En 1952, Arthur Miller escribió su obra dramática «The Crucible» que en España se tradujo y estrenó como «Las brujas de Salem». En ella se hacía eco de los juicios que tuvieron lugar en Salem (Massachusetts) en 1692, durante la época colonial, contra más de doscientas personas acusadas de brujería a consecuencia de fanatismos puritanos con tintes de delirio y rencores familiares, tras los cuales diecinueve mujeres fueron condenadas a muerte y quemadas en la hoguera. Lo que Miller pretendió con esa obra fue hacer una alegoría sobre las persecuciones que tuvieron lugar en su país entre 1950 y 1956 durante el macarthismo, es decir, el periodo durante el cual el senador Joseph McCarthy puso en marcha un sistema de denuncias, delaciones y listas negras, que el propio Miller sufrió en sus carnes, contra personas, fundamentalmente escritores y artistas (Hollywood incluído), acusadas de ser comunistas.

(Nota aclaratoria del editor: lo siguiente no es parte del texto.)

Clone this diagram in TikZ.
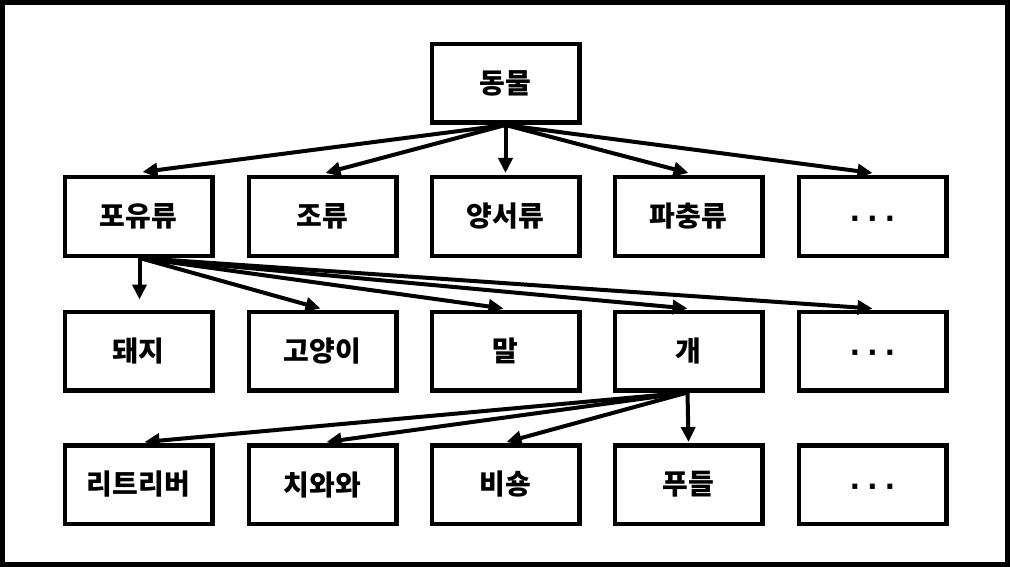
\documentclass[tikz,border=0pt]{standalone}
\usepackage{fontspec}
\setmainfont{Noto Sans CJK KR}
\newfontfamily\dotfont{DejaVu Sans}
\usetikzlibrary{arrows.meta}
\tikzset{
  box/.style={draw, line width=4.5pt, minimum width=147.5pt, minimum height=78.5pt,
    inner sep=0pt, font=\fontsize{28}{30}\selectfont\bfseries},
  conn/.style={line width=4pt, -{Triangle[length=15pt,width=14pt]}},
}
\newcommand{\dotstext}{\raisebox{-11.5pt}[0pt][0pt]{\dotfont\bfseries\fontsize{28}{28}\selectfont ·\hspace{6.9pt}·\hspace{6.9pt}·}}
\begin{document}
\begin{tikzpicture}[x=1pt,y=-1pt]
\useasboundingbox (0,0) rectangle (1010,567);
\draw[line width=5pt] (2.5,2.5) rectangle (1007.5,564.5);
\node[box] (top) at (505.5,83.5) {동물};
% row 2
\node[box] (a1) at (138.5,216.5) {포유류};
\node[box] (a2) at (322.5,216.5) {조류};
\node[box] (a3) at (505.5,216.5) {양서류};
\node[box] (a4) at (688.5,216.5) {파충류};
\node[box] (a5) at (872.5,216.5) {\dotstext};
% row 3
\node[box] (b1) at (138.5,351) {돼지};
\node[box] (b2) at (322.5,351) {고양이};
\node[box] (b3) at (505.5,351) {말};
\node[box] (b4) at (688.5,351) {개};
\node[box] (b5) at (872.5,351) {\dotstext};
% row 4
\node[box] (c1) at (138.5,484.5) {리트리버};
\node[box] (c2) at (322.5,484.5) {치와와};
\node[box] (c3) at (505.5,484.5) {비숑};
\node[box] (c4) at (688.5,484.5) {푸들};
\node[box] (c5) at (872.5,484.5) {\dotstext};
% connectors
\draw[conn] (top.south) -- ([xshift=4pt,yshift=3pt]a1.north);
\draw[conn] (top.south) -- ([xshift=3pt,yshift=2pt]a2.north);
\draw[conn] (top.south) -- ([yshift=2pt]a3.north);
\draw[conn] (top.south) -- ([yshift=2pt]a4.north);
\draw[conn] (top.south) -- ([yshift=2pt]a5.north);
\draw[conn] ([xshift=1pt]a1.south) -- ([xshift=1pt,yshift=10pt]b1.north);
\draw[conn] ([xshift=1pt]a1.south) -- ([xshift=-2pt,yshift=1pt]b2.north);
\draw[conn] ([xshift=1pt]a1.south) -- ([xshift=-2pt,yshift=1pt]b3.north);
\draw[conn] ([xshift=1pt]a1.south) -- ([xshift=-1pt,yshift=1pt]b4.north);
\draw[conn] ([xshift=1pt]a1.south) -- ([yshift=1pt]b5.north);
\draw[conn] ([xshift=-1pt]b4.south) -- ([xshift=6pt,yshift=1pt]c1.north);
\draw[conn] ([xshift=-1pt]b4.south) -- ([xshift=4pt,yshift=1pt]c2.north);
\draw[conn] ([xshift=-1pt]b4.south) -- ([xshift=1pt,yshift=1pt]c3.north);
\draw[conn] ([xshift=-1pt]b4.south) -- ([yshift=1pt]c4.north);
\end{tikzpicture}
\end{document}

El cineasta argentino Pablo Agüero firma junto a Katell Guillou un guion que cuenta una historia similar pero situada en 1609 en una aldea marítima vasca en la que, aprovechando que los hombres (marineros) están ausentes, el rey envía a la región a un juez (Álex Brendemühl) a «purificar» la región de brujas. No tarda en arrestar a seis jóvenes encabezadas por Ana (Amaia Aberasturi) y acusarlas de brujería. En unas sesiones nada ortodoxas las obliga a declarar exigiéndoles que den detalles de en qué consiste el Akelarre al que durante la película se alude como Sabbath, una especie de rito iniciático en el que el mismísimo lucifer se aparea con las jóvenes introduciéndolas en la brujería.

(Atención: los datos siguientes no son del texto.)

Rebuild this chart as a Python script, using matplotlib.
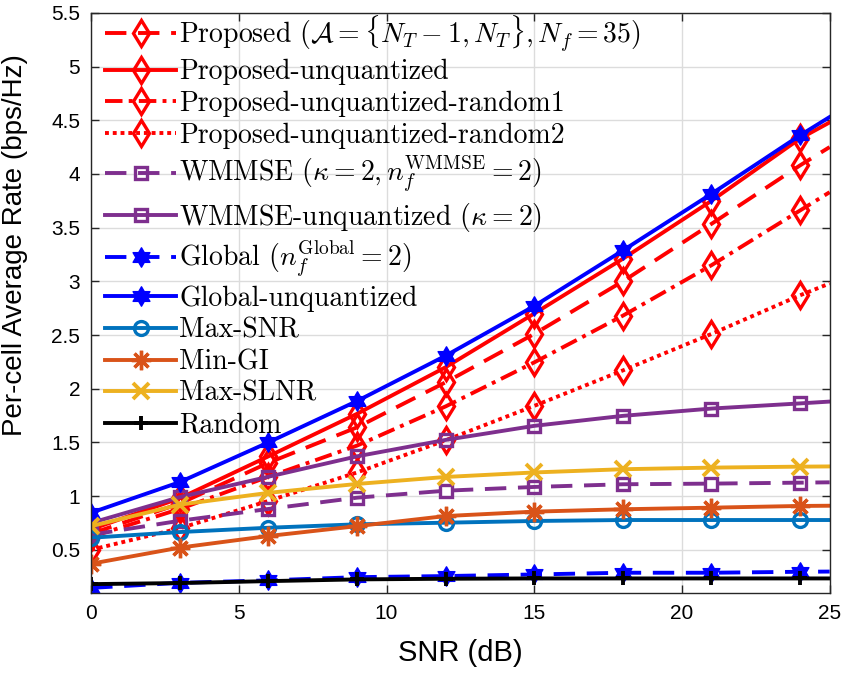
import matplotlib
matplotlib.use("Agg")
import matplotlib.pyplot as plt
import numpy as np
from matplotlib.path import Path

# SNR grid; last point only continues the lines to the right border
SNR_DB = [0, 3, 6, 9, 12, 15, 18, 21, 24, 25]

PROPOSED = [0.65, 0.93, 1.31, 1.64, 2.06, 2.51, 3.00, 3.535, 4.08, 4.25]
PROPOSED_UNQ = [0.69, 0.98, 1.37, 1.766, 2.20, 2.70, 3.21, 3.75, 4.33, 4.48]
PROPOSED_RAND1 = [0.62, 0.88, 1.18, 1.47, 1.835, 2.245, 2.68, 3.15, 3.66, 3.83]
PROPOSED_RAND2 = [0.50, 0.70, 0.955, 1.22, 1.52, 1.84, 2.17, 2.51, 2.87, 2.98]
WMMSE = [0.64, 0.77, 0.88, 0.985, 1.05, 1.085, 1.11, 1.116, 1.125, 1.128]
WMMSE_UNQ = [0.75, 0.99, 1.18, 1.37, 1.523, 1.654, 1.747, 1.815, 1.863, 1.88]
GLOBAL = [0.145, 0.192, 0.215, 0.245, 0.255, 0.27, 0.286, 0.286, 0.295, 0.297]
GLOBAL_UNQ = [0.845, 1.13, 1.50, 1.885, 2.307, 2.77, 3.287, 3.815, 4.36, 4.53]
MAX_SNR = [0.612, 0.665, 0.705, 0.737, 0.752, 0.768, 0.777, 0.777, 0.777, 0.777]
MIN_GI = [0.37, 0.52, 0.628, 0.72, 0.814, 0.855, 0.877, 0.892, 0.908, 0.91]
MAX_SLNR = [0.72, 0.92, 1.03, 1.113, 1.178, 1.22, 1.25, 1.265, 1.274, 1.276]
RANDOM = [0.18, 0.19, 0.208, 0.224, 0.23, 0.233, 0.233, 0.233, 0.233, 0.233]

LABELS = [
    r"Proposed ($\mathcal{A}=\{N_T-1,N_T\},N_f=35$)",
    "Proposed-unquantized",
    "Proposed-unquantized-random1",
    "Proposed-unquantized-random2",
    r"WMMSE ($\kappa=2,n_f^{\mathrm{WMMSE}}=2$)",
    r"WMMSE-unquantized ($\kappa=2$)",
    r"Global ($n_f^{\mathrm{Global}}=2$)",
    "Global-unquantized",
    "Max-SNR",
    "Min-GI",
    "Max-SLNR",
    "Random",
]


def hexagram():
    verts = []
    for k in range(6):
        a_out = np.pi / 2 + k * np.pi / 3
        a_in = a_out + np.pi / 6
        verts.append((np.cos(a_out), np.sin(a_out)))
        verts.append((np.cos(a_in) / np.sqrt(3), np.sin(a_in) / np.sqrt(3)))
    verts.append(verts[0])
    codes = [Path.MOVETO] + [Path.LINETO] * 11 + [Path.CLOSEPOLY]
    return Path(verts, codes)


HEX = hexagram()
RED = "#ff0000"
BLUE = "#0000ff"
PURPLE = "#7e2f8e"
DASH = (0, (5.5, 3.0))
DASHDOT = (0, (4.5, 1.6, 1.0, 1.6))
DOT = (0, (1.0, 1.0))

plt.rcParams["mathtext.fontset"] = "cm"

fig = plt.figure(figsize=(8.44, 6.77), dpi=100)
ax = fig.add_axes([0.108, 0.1245, 0.875, 0.8565])

lw = 2.8
mk = dict(markevery=list(range(9)))
series = [
    (PROPOSED, dict(color=RED, ls=DASH, marker="d", ms=13, mfc="none", mew=2.4)),
    (PROPOSED_UNQ, dict(color=RED, ls="-", marker="d", ms=13, mfc="none", mew=2.4)),
    (PROPOSED_RAND1, dict(color=RED, ls=DASHDOT, marker="d", ms=13, mfc="none", mew=2.4)),
    (PROPOSED_RAND2, dict(color=RED, ls=DOT, marker="d", ms=13, mfc="none", mew=2.4)),
    (WMMSE, dict(color=PURPLE, ls=DASH, marker="s", ms=9, mfc="none", mew=2.4)),
    (WMMSE_UNQ, dict(color=PURPLE, ls="-", marker="s", ms=9, mfc="none", mew=2.4)),
    (GLOBAL, dict(color=BLUE, ls=DASH, marker=HEX, ms=14, mfc=BLUE, mew=1)),
    (GLOBAL_UNQ, dict(color=BLUE, ls="-", marker=HEX, ms=14, mfc=BLUE, mew=1)),
    (MAX_SNR, dict(color="#0072bd", ls="-", marker="o", ms=10, mfc="none", mew=2.4)),
    (MIN_GI, dict(color="#d95319", ls="-", marker=(8, 2, 0), ms=14, mew=2.4)),
    (MAX_SLNR, dict(color="#edb120", ls="-", marker="x", ms=11, mew=2.8)),
    (RANDOM, dict(color="black", ls="-", marker="+", ms=10, mew=2.8)),
]
for (vals, style), label in zip(series, LABELS):
    ax.plot(SNR_DB, vals, lw=lw, label=label, **mk, **style)

ax.set_xlim(0, 25)
ax.set_ylim(0.1, 5.5)
ax.set_xticks([0, 5, 10, 15, 20, 25])
ax.set_yticks([0.5, 1, 1.5, 2, 2.5, 3, 3.5, 4, 4.5, 5, 5.5])
ax.set_yticklabels(["0.5", "1", "1.5", "2", "2.5", "3", "3.5", "4", "4.5", "5", "5.5"])
ax.grid(True, color="#dcdcdc", lw=1.0)
ax.set_axisbelow(True)
ax.tick_params(direction="in", top=True, right=True, length=6, width=1.0,
               labelsize=15, colors="#262626", pad=8)
for lab in ax.get_xticklabels() + ax.get_yticklabels():
    lab.set_fontfamily("Liberation Sans")
    lab.set_color("black")
for sp in ax.spines.values():
    sp.set_color("#262626")
    sp.set_linewidth(1.0)

ax.set_xlabel("SNR (dB)", fontsize=21, fontfamily="Liberation Sans", labelpad=12)
ax.set_ylabel("Per-cell Average Rate (bps/Hz)", fontsize=20,
              fontfamily="Liberation Sans")
ax.yaxis.set_label_coords(-0.085, 0.6)

leg = ax.legend(loc="upper left", bbox_to_anchor=(0.019, 1.0), frameon=False,
                prop={"family": "cmr10", "size": 20},
                handlelength=2.55, handletextpad=0.12, labelspacing=0.19,
                borderaxespad=0.0, borderpad=0.0)

fig.savefig("out.png", dpi=100)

No dudo que en la mente de Pablo Agüero haya más intenciones que la de sencillamente contar una historia, imagino que también, como Miller, tendrá intenciones alegóricas y querrá señalar al poder político y al religioso como represores, de hecho los representantes de estos poderes interpretados por el propio Brendemühl, Daniel Fanego y Asier Oruesagasti son los únicos sobre los que detiene la cámara incidiendo en su intolerancia, en su mezquindad y en su no tan evidente lujuria. El problema es que la filmación es tan caótica y la ausencia de puesta en escena tan flagrante que el film deviene en un ejercicio de estilo en el que la mayor parte del peso de la narración recae sobre el montaje. Apenas hay secuencias reposadas, todo es mostrado a base de planos cortos ligados por una virtuosa edición que, a pesar de que confieren ritmo, terminan por aturdir al espectador. Si a esto unimos que no escasean los gritos, los golpes, los desgarros de ropa y los cánticos supuestamente satánicos, la película se hace de difícil digestión y uno no tiene claro que, además de las piruetas visuales, cierta exaltación del paisaje y la evocación del folclore autóctono le hayan transmitido algo más que la sencilla historia que cuentan.
Lo más notable del film es, sin duda alguna, el trabajo interpretativo de las seis muchachas a las que además de la citada Amaia Aberasturi, dan vida Garazi Urkola, Jone Laspiur, Irati Saez de Urabain, Lorea Ibarra y Yune Nogueiras que sufren las mil y un desdichas a las que les somete el inquisitorial juicio. El resto de la película no es más que pasable.